It's an odd thing, my Gay SF shelf
I didn't realize how bad this was until I actually created a shelf for it. (I've never done shelves before, just "read" and "want to read" which is strange for me. I like things in order.)
But in creating a shelf for Gay Science Fiction - I found I had 6 books to place there.
6
"That's nice," person who doesn't know me says. "Sounds legit to me."
Except that a huge part of my life has always been SF - books, movies, TV, my own writing. It doesn't make sense that this shelf, this one, would be so sparse. Until i really thought about it.
I'm afraid of Gay SF, almost to the point of phobia. To be fair, I should really say I'm afraid of Gay Science Fiction Romance, but since there's so little Gay Mainstream SF out there, this is where the majority of the stories are, in romance and erotic romance.
This all stems from my time working for online review sites where, again, most of the stories were romance. I expected space opera. I expected fluff and playing fast and loose with the laws of the universe as we know it. Sure. I wasn't really looking for serious, mind-blowing science fiction.
I just didn't expect the stories to be so...bad. So many were. Just awful. Thrown together angsty romances that should have been contemporaries or fantasies but the writer, for whatever unholy reason, decided to set "on another planet." Because it was cool and fashionable? I don't know.

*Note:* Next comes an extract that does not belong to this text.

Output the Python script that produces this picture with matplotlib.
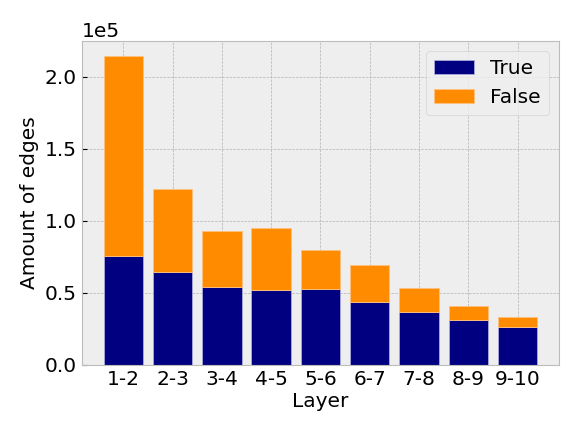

So I became gun-shy, so to speak. Hesitant if the story was billed as M/M science fiction. I have, since then, found some wonderful exceptions. There are some incredibly inventive minds now writing in the genre, writers who understand what SF means and what it is and how it's NOT the same as fantasy, thank you very much.
I'm expanding slowly. Maybe someday I won't be embarrassed by that shelf any longer.